In an immediate move to exit unprofitable, non-core business areas, the bankrupt company said it would close 16 Northeast Arkansas Oil Co. (NEA) convenience stores in the Jonesboro, Searcy and Newport, Ark. markets. The stores will be shuttered Friday.
NEA is a subsidiary of Farmland Industries, and was acquired as part of the company's purchase of SF Services in 1998.
The convenience stores, all leased, have 120 part-time employees and 60 full-time employees. All 180 employees will be laid off and store inventory will be disposed. Perishable foods are being offered to Farmland employees.
Farmland Industries is owned by about 1,700 local co-ops that are made up of about 600,000 farmers in the United States, Canada and Mexico.

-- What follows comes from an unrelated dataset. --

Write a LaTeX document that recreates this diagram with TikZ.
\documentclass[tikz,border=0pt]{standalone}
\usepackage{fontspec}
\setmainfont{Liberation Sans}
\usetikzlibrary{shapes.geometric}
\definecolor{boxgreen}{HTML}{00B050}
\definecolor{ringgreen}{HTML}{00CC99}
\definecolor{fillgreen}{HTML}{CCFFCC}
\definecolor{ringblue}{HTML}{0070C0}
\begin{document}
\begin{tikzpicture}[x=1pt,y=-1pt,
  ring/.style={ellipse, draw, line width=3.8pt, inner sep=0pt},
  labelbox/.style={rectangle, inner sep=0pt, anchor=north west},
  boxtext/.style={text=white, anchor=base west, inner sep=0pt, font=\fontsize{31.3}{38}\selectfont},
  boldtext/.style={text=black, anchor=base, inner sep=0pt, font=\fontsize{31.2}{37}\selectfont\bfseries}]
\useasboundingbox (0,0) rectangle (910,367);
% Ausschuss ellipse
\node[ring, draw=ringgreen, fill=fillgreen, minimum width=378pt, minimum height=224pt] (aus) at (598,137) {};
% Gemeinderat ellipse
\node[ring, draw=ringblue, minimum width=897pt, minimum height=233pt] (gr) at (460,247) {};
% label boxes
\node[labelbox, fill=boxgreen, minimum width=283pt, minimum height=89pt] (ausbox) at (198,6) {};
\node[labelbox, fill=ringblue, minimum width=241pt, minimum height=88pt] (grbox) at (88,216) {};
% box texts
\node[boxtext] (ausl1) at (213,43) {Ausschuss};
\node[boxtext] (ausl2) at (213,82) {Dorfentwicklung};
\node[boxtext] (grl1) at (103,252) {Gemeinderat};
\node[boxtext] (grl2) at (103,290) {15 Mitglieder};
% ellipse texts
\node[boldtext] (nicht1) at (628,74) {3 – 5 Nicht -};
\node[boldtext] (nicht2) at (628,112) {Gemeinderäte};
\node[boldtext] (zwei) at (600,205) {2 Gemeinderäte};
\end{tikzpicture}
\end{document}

The company's chairman, Harry Fehrenbacher, said he is considering three options, including selling the $12-billion meat businesses, considered the cooperative's best-performing and fastest-growing operations.
A second option is for Farmland to rid itself of its agricultural inputs businesses, primarily petroleum refining and fertilizer manufacturing, which have been a significant drain on company resources of late, the report said.
Farmland also could elect to keep its current structure, focused both on food and on farmer inputs, but make several cost-cutting measures along with a few key asset sales. "We see three major options out there. We want management to lay out the details for all of those," Fehrenbacher told Reuters in an interview.
The company has 120 days to present the court with a reorganization plan, Fehrenbacher said.
The bankruptcy filing, made in U.S. Bankruptcy Court for the Western District of Missouri in Kansas City, listed assets of $2.7 billion and total debt of $1.9 billion.